The case began with a murder conviction in Hamburg in 2021, secured partly on the basis of an AI-generated facial recognition match that placed the defendant at the scene. When the defence requested the source code and training data behind the matching algorithm, the software vendor refused on commercial confidentiality grounds. The Bundesgerichtshof has now ruled, unanimously, that commercial confidentiality cannot override a defendant's constitutional right to challenge the evidence against them.

The ruling establishes three mandatory requirements for AI-generated forensic evidence in German criminal courts: full disclosure of the algorithm's training data composition and known error rates; an independent technical audit conducted by a court-appointed expert with access to the underlying system; and a written explanation of the specific output in terms accessible to a lay jury. Where any of these cannot be provided, the evidence is inadmissible.

The practical implications are immediate.

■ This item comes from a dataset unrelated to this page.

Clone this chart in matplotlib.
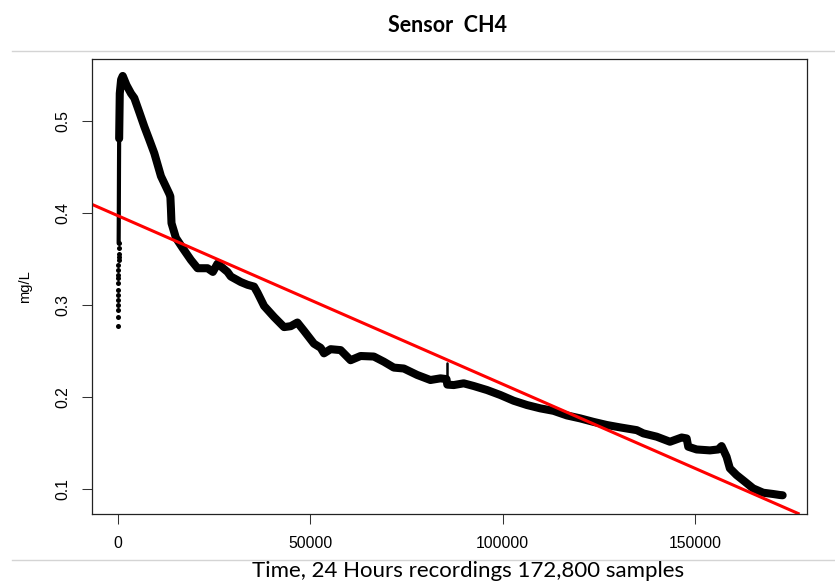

German prosecutors have identified 847 pending cases in which AI-generated evidence plays a material role, and the Federal Public Prosecution Service has announced a review of all convictions since 2018 in which such evidence was used without the transparency standards the court now requires.

Legal scholars at Humboldt University note that because Germany is the EU's largest jurisdiction, the ruling will effectively set the floor for AI evidence standards across member states ahead of the EU AI Act's criminal justice provisions entering force in 2026.

"An algorithm is not a witness," said presiding judge Dr. Petra Hofmann. "It must be examined like one."